- Front cover of the 2005 English-language collection The Big Payback.
- Author: Martin Kellerman
- Website: http://www.rocky-digital.com/ Official website
- Launch date: 1998
- Genre: Humour

= Rocky (comic strip) =

Rocky is a Swedish autobiographical comic strip created by Martin Kellerman, focusing on an anthropomorphic dog, Rocky, and his friends in their everyday life in Stockholm.

== Overview ==
Rocky is based on Kellerman's own life. According to Kellerman, "My friends are just such perfect cartoon characters. A lot of times they say things and all I have to do is write it down. Their personalities match and complement each other so well, it's impossible not to write it down. If I wait a while, even the upsetting stuff they can still laugh about."

Some of the humor draws from hip hop culture, and the dialogue sometimes incorporates English phrases. Kellerman states that "when a Swede says something like Jay-Z would say, that's automatically funny. It's still white here, but in Sweden, it's funnier. Most of my friends have grown up on hip-hop, but it's like a joke—we're so not gangsta."

The comic has been translated to Norwegian, Danish, Finnish, Serbian, English, Spanish, and French, either as a running strip or collected in book form.

== History ==
Kellerman created Rocky after his girlfriend broke up with him and he was fired from his job as a cartoonist for a pornographic magazine. He decided to draw a comic strip about his current situation to entertain himself and his friends and did not initially take it seriously. The strip was picked up by the free newspaper Metro and moved from publication to publication because multiple newspapers canceled the strip in response to reader complaints over its profanity and sexual content.
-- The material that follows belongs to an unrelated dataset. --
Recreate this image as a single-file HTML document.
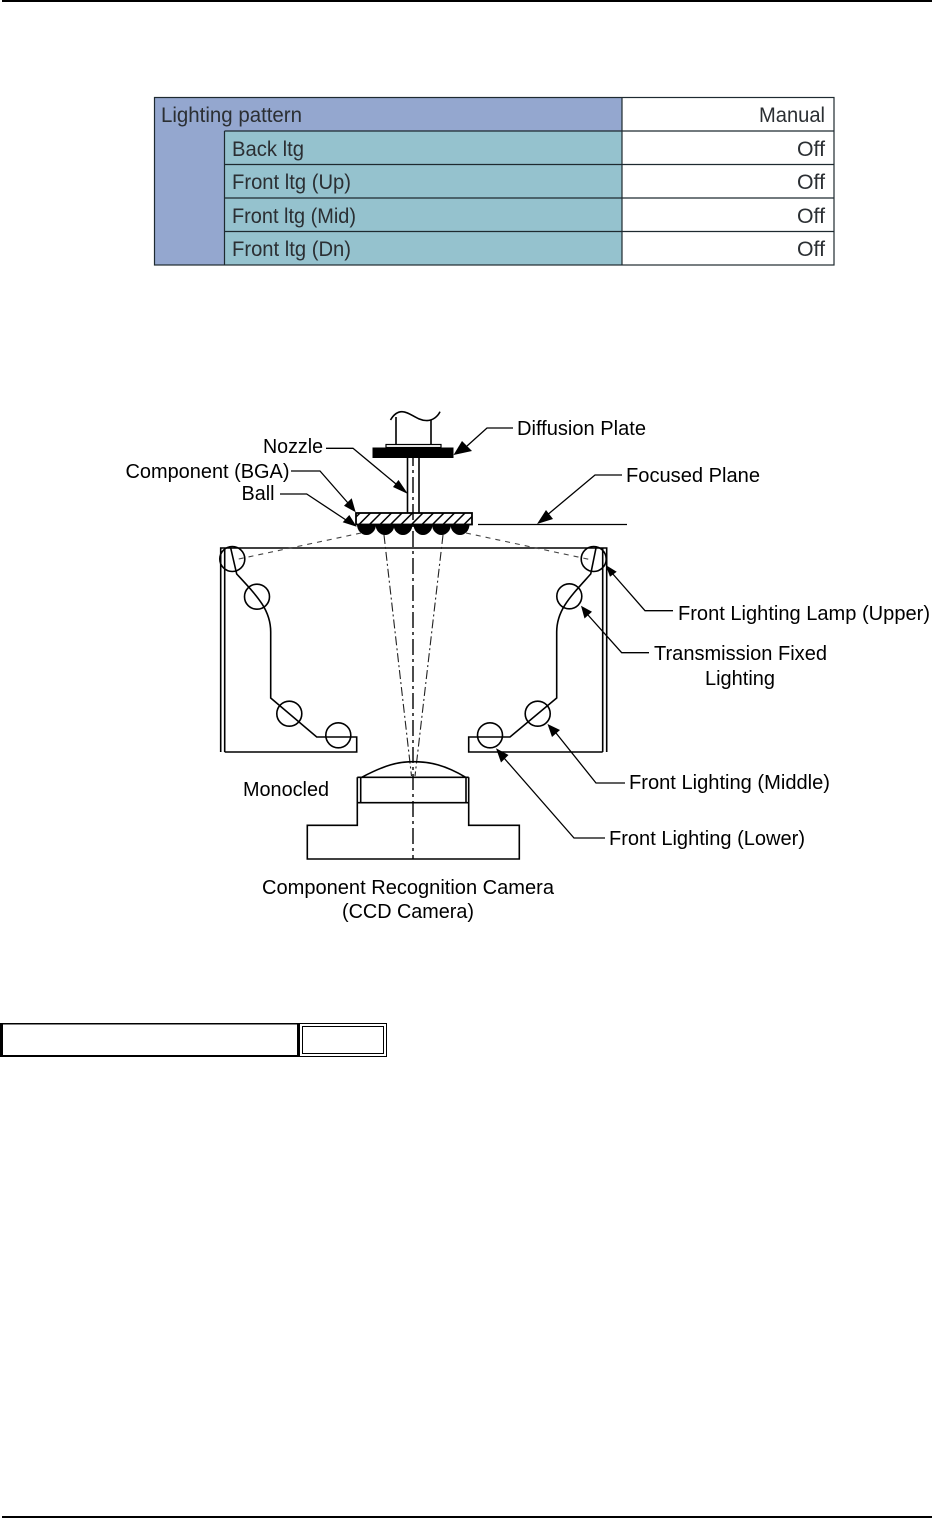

The strips have been collected in several books, first one published in 1999. Fantagraphics Books published two volumes of the strip, translated into English, in 2005 and 2008. Kellerman also publishes Rocky as a magazine, featuring comic strips and other material, including interviews with hip hop artists such as 50 Cent, M.I.A. and The Game drawn in comic form. Rocky has also been performed as a touring play in Sweden in 2000. 13 episodes of an animated TV series were produced, and have been released on DVD.